Bud Clay está na estrada. Menos pelas competições de que participa e mais porque ele procura o que perdeu, algo como um coelhinho marrom, aquele mais belo de todos. Em cada parada, Bud busca espelho, reflexo, completude, parceria. Como não acha, ele se dedica a forjá-las, moldá-las, transformá-las, numa tentativa egoísta de por fim a sua aflição, naquilo que lhe faz falta. Mas Bud não se contenta com menos do que tudo. Não há espaço para cópias ou semelhanças; flores diferentes que não sua margarida. E sempre resolve continuar a procurar.
A melancolia seca dá o tom do filme de Vincent Gallo. Uma coleção de tristezas e solidões que ganha, no deserto americano, sua representação mais fiel: revela que não apenas o protagonista, imerso na desesperada procura por um passado perdido, sofre com a ausência. Todos com que ele esbarra são consumidos pela falta de perspectivas e de, mais do que tudo, de carinho. O homem solitário se apega até ao vento para acalentar o coração. As flores que cruzam o caminho de Bud são como ele, mas não é isso o que ele quer.
Naquele que é possivelmente o road movie mais triste já rodado, Vincent Gallo é talentoso em transferir para o espaço onde filma a essência do longa-metragem, ainda que haja momentos em que o nada incomode. O texto faz falta a quem está dependente de uma narrativa mais convencional, mas o experimento formal do diretor, rigoroso, ousado, recebido com preconceito estúpido, carecia mesmo do mínimo de palavras. Para Gallo, a única maneira de expressar a condição de falta de Bud é o sensorial.
Então, a palavra dá lugar aos outros sentidos. São os olhos que revelam a tristeza de um mundo de plástica exímia, habitado por solitários. É a música que expõe as feridas abertas ainda carentes de cicatriz. É o boquete, que assuntou e acintou tantos, que gerou muito riso descontrolado no cinema de uma platéia que não estava disposta para o filme; é o boquete cheio de violência, cheio de dor, que catalisa as angústias do protagonista, que o devolve a consciência da culpa, motivo de sua busca sem fim pelo coelhinho marrom, aquele mais belo de todos.
Brown Bunny ★★★★
The Brown Bunny, Vincent Gallo, 2003
Um amigo que coordena um site sobre cinema que me falou. Não sei onde ele descobriu.
Onde vc obteve essa informação sobre o lançamento em DVD, Chico? Achei estranho, pq faz taaanto tempo que o filme saiu de cartaz. Sabe por que selo vai ser lançado?

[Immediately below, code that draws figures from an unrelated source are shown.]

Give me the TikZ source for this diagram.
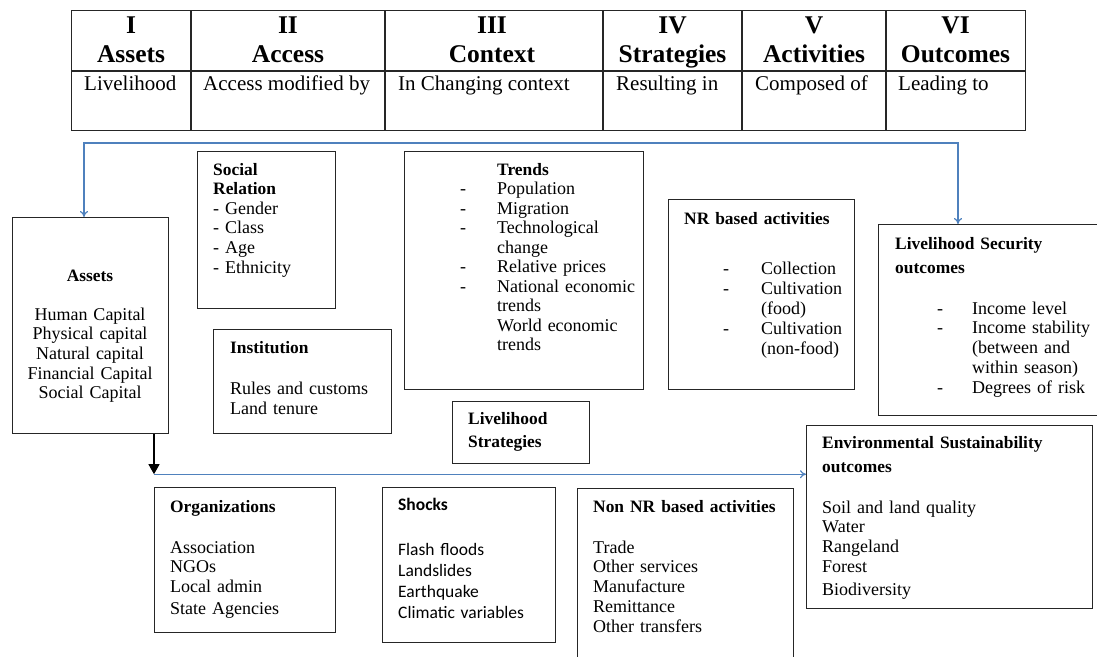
\documentclass[tikz,border=0pt]{standalone}
\usepackage{fontspec}
\setmainfont{Liberation Serif}
\newfontfamily\calib{Carlito}
\usetikzlibrary{arrows.meta,calc}
\definecolor{lineblue}{HTML}{4F81BD}
\newcommand\dsh[1][35pt]{\makebox[#1][l]{-}}
\newcommand\hb[1]{{\fontsize{17.4}{19.6}\selectfont\bfseries #1}}
\begin{document}
\begin{tikzpicture}[x=1pt,y=-1pt,
  box/.style={draw=black!85, line width=1.2pt, rectangle, inner sep=0pt, anchor=north west},
  txt/.style={inner sep=0pt, anchor=base west, align=left, text width=270pt, font=\fontsize{18}{19.6}\selectfont},
  hd/.style={inner sep=0pt, anchor=base, align=center, text width=140pt, font=\fontsize{25.5}{29}\selectfont\bfseries},
  sub/.style={inner sep=0pt, anchor=base west, font=\fontsize{21}{24}\selectfont},
  bl/.style={draw=lineblue, line width=1.2pt},
]
\useasboundingbox (0,0) rectangle (1097,656);

% ---------- table ----------
\node[box, line width=1.4pt, minimum width=954pt, minimum height=120pt] (tbl) at (71,10) {};
\draw[line width=1.4pt, black!85] ($(tbl.north west)+(0,61)$) -- ($(tbl.north east)+(0,61)$);
\foreach \dx in {120,314,532,671,815}
  \draw[line width=1.4pt, black!85] ($(tbl.north west)+(\dx,0)$) -- ($(tbl.south west)+(\dx,0)$);

\node[hd] (h1) at (131,33) {I\\Assets};
\node[hd] (h2) at (288,33) {II\\Access};
\node[hd] (h3) at (492,33) {III\\Context};
\node[hd] (h4) at (672.5,33) {IV\\Strategies};
\node[hd] (h5) at (814,33) {V\\Activities};
\node[hd] (h6) at (955.5,33) {VI\\Outcomes};

\node[sub] (r1) at (84,90) {Livelihood};
\node[sub] (r2) at (203,90) {Access modified by};
\node[sub] (r3) at (398,90) {In Changing context};
\node[sub] (r4) at (616,90) {Resulting in};
\node[sub] (r5) at (755,90) {Composed of};
\node[sub] (r6) at (898,90) {Leading to};

% ---------- boxes ----------
\node[box, minimum width=156pt, minimum height=216pt] (assets) at (12,217) {};
\node[box, minimum width=138pt, minimum height=157pt] (social) at (197,151) {};
\node[box, minimum width=178pt, minimum height=104pt] (inst) at (213,329) {};
\node[box, minimum width=239pt, minimum height=238pt] (trends) at (404,151) {};
\node[box, minimum width=186pt, minimum height=190pt] (nr) at (668,199) {};
\node[box, minimum width=137pt, minimum height=62pt] (strat) at (452,401) {};
\node[box, minimum width=232pt, minimum height=191pt] (lsout) at (878,224) {};
\node[box, minimum width=286pt, minimum height=183pt] (env) at (806,425) {};
\node[box, minimum width=181pt, minimum height=145pt] (org) at (154,487) {};
\node[box, minimum width=173pt, minimum height=155pt] (shocks) at (382,487) {};
\node[box, minimum width=216pt, minimum height=190pt] (nonnr) at (577,488) {};

% ---------- texts ----------
\node[txt, anchor=base, align=center, text width=150pt,
      font=\fontsize{18}{19.7}\selectfont] (assetsT) at (90,281)
  {\hb{Assets}\\[19.3pt]Human Capital\\Physical capital\\Natural capital\\Financial Capital\\Social Capital};

\node[txt] (socialT) at (213,175)
  {\hb{Social}\\\hb{Relation}\\- Gender\\- Class\\- Age\\- Ethnicity};

\node[txt, font=\fontsize{18}{20}\selectfont] (instT) at (230,353)
  {\hb{Institution}\\[21pt]Rules and customs\\Land tenure};

\node[txt, font=\fontsize{18}{19.5}\selectfont] (trendsT) at (460,175)
  {\hspace*{37pt}\hb{Trends}\\
   \dsh[37pt]Population\\
   \dsh[37pt]Migration\\
   \dsh[37pt]Technological\\
   \hspace*{37pt}change\\
   \dsh[37pt]Relative prices\\
   \dsh[37pt]National economic\\
   \hspace*{37pt}trends\\
   \hspace*{37pt}World economic\\
   \hspace*{37pt}trends};

\node[txt, font=\fontsize{18}{20}\selectfont] (nrH) at (684,224)
  {\hb{NR based activities}\\[30pt]
   \hspace*{39pt}\dsh[38pt]Collection\\
   \hspace*{39pt}\dsh[38pt]Cultivation\\
   \hspace*{77pt}(food)\\
   \hspace*{39pt}\dsh[38pt]Cultivation\\
   \hspace*{77pt}(non-food)};

\node[txt, font=\fontsize{17.4}{23}\selectfont\bfseries] (stratT) at (468,424)
  {Livelihood\\Strategies};

\node[txt, font=\fontsize{18}{19.8}\selectfont] (lsoutT) at (895,249)
  {\hb{Livelihood Security}\\[4.2pt]\hb{outcomes}\\[21.2pt]
   \hspace*{42pt}\dsh[35pt]Income level\\
   \hspace*{42pt}\dsh[35pt]Income stability\\
   \hspace*{77pt}(between and\\
   \hspace*{77pt}within season)\\
   \hspace*{42pt}\dsh[35pt]Degrees of risk};

\node[txt, font=\fontsize{18}{19.8}\selectfont] (envT) at (822,448)
  {\hb{Environmental Sustainability}\\[4.2pt]\hb{outcomes}\\[21.2pt]
   Soil and land quality\\Water\\Rangeland\\Forest\\[2.8pt]Biodiversity};

\node[txt, font=\fontsize{18}{19.6}\selectfont] (orgT) at (170,512)
  {\hb{Organizations}\\[21.4pt]Association\\NGOs\\Local admin\\[2.2pt]State Agencies};

\node[txt, font=\calib\fontsize{17.5}{21.3}\selectfont] (shocksT) at (398,510)
  {\textbf{Shocks}\\[23.7pt]Flash floods\\Landslides\\Earthquake\\Climatic variables};

\node[txt, font=\fontsize{18}{19.8}\selectfont] (nonnrT) at (593,512)
  {\hb{Non NR based activities}\\[21.2pt]Trade\\Other services\\Manufacture\\Remittance\\Other transfers};

% ---------- connectors ----------
\coordinate (a1) at ($(assets.north west)+(72,0)$);
\coordinate (b1) at ($(lsout.north west)+(80,0)$);
\draw[bl, {To[length=6pt,width=8pt]}-{To[length=6pt,width=8pt]}] (a1) -- ++(0,-74) -| (b1);

\coordinate (a2) at ($(assets.south west)+(142,0)$);
\coordinate (c1) at ($(a2)+(0,40)$);
\draw[line width=1.2pt, black, -{Triangle[length=10pt,width=11pt]}] (a2) -- (c1);
\draw[bl, -{To[length=6pt,width=8pt]}] (c1) -- (c1 -| env.west);
\end{tikzpicture}
\end{document}
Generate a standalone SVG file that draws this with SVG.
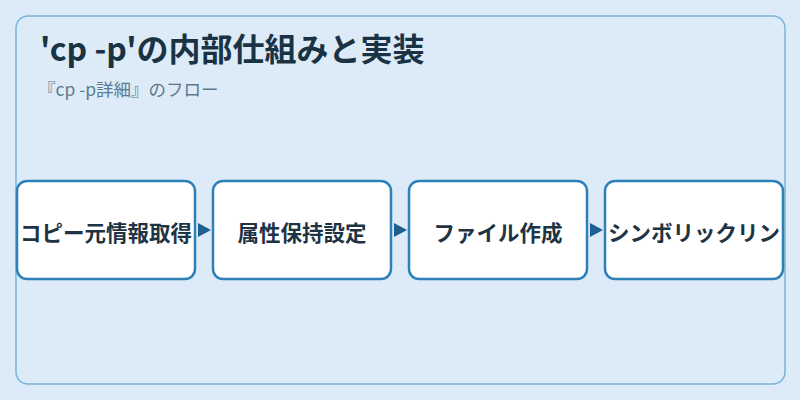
<svg xmlns="http://www.w3.org/2000/svg" width="800" height="400" viewBox="0 0 800 400">
<style>
.bg{fill:#dcebf7}
.frame{fill:#dcebf7;stroke:#7ab3d8;stroke-width:1.5}
.title{font-family:"Noto Sans CJK JP","Noto Sans",sans-serif;font-weight:700;font-size:32px;fill:#1a3344}
.sub{font-family:"Noto Sans CJK JP","Noto Sans",sans-serif;font-size:17.5px;fill:#5b7a8f}
.node rect{fill:#ffffff;stroke:#2e80b9;stroke-width:2.5}
.node text{font-family:"Noto Sans CJK JP","Noto Sans",sans-serif;font-weight:700;font-size:21.5px;fill:#1e3344;text-anchor:middle;dominant-baseline:central}
.arrow{fill:#1f5f8f}
</style>
<rect class="bg" x="0" y="0" width="800" height="400"/>
<rect class="frame" x="16" y="16" width="769" height="368" rx="12" ry="12"/>
<text class="title" x="40" y="61">'cp -p'の内部仕組みと実装</text>
<text class="sub" x="38" y="96">『cp -p詳細』のフロー</text>
<g id="connectors">
<polygon class="arrow" points="198,223 211,230 198,237"/>
<polygon class="arrow" points="394,223 407,230 394,237"/>
<polygon class="arrow" points="590,223 603,230 590,237"/>
</g>
<g id="node1" class="node">
<rect x="17" y="181" width="178" height="98" rx="10" ry="10"/>
<text x="106" y="231">コピー元情報取得</text>
</g>
<g id="node2" class="node">
<rect x="213" y="181" width="178" height="98" rx="10" ry="10"/>
<text x="302" y="231">属性保持設定</text>
</g>
<g id="node3" class="node">
<rect x="409" y="181" width="178" height="98" rx="10" ry="10"/>
<text x="498" y="231">ファイル作成</text>
</g>
<g id="node4" class="node">
<rect x="605" y="181" width="178" height="98" rx="10" ry="10"/>
<text x="694" y="231">シンボリックリン</text>
</g>
</svg>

Supera e muito. E parece que sai em breve em DVD!
Fiquei louco para ver após o belíssimo trailer. Mas só entrou em uma sala aqui em Sampa, saiu rapidinho. Gosto do “Buffralo ’66”, mas espero que este supere.
Me disseram que vai sair em DVD até mês que vem… Ou semana que vem, não lembro direito.
Eu teria votado nele em algumas categorias do Alfred se tivesse visto em tempo hábil.
E agora? Como faço pra ver?
Filmaço!!! E só tende a crescer com o tempo. Quando saí do cinema não tinha gostado tanto, mas ao longo do tempo o filme foi crescendo, crescendo, não conseguia tirar ele da cabeça, e acabou ficando entre os TOP 10 de 2005.
Ela é maravihosa, Ailton.
Não embarquei bem na viagem, Chico. Mas sou fã da Chloe e me emocionei com sua entrega.
Um filme como “The Brown Bunny” só poderia ser um projeto completamente pessoal. Vincent Gallo assina direção, roteiro, montagem, produção, fotografia e, mesmo sem crédito, segundo o IMDB, assina o desenho de produção e até os figurinos. O filme é dele, de responsabilidade dele. Por isso, é tão fácil condená-lo por sua ousadia. E, por isso, é tão triste que ele tenha se sentido tolhido em Cannes, na época da primeira exibição desta pérola.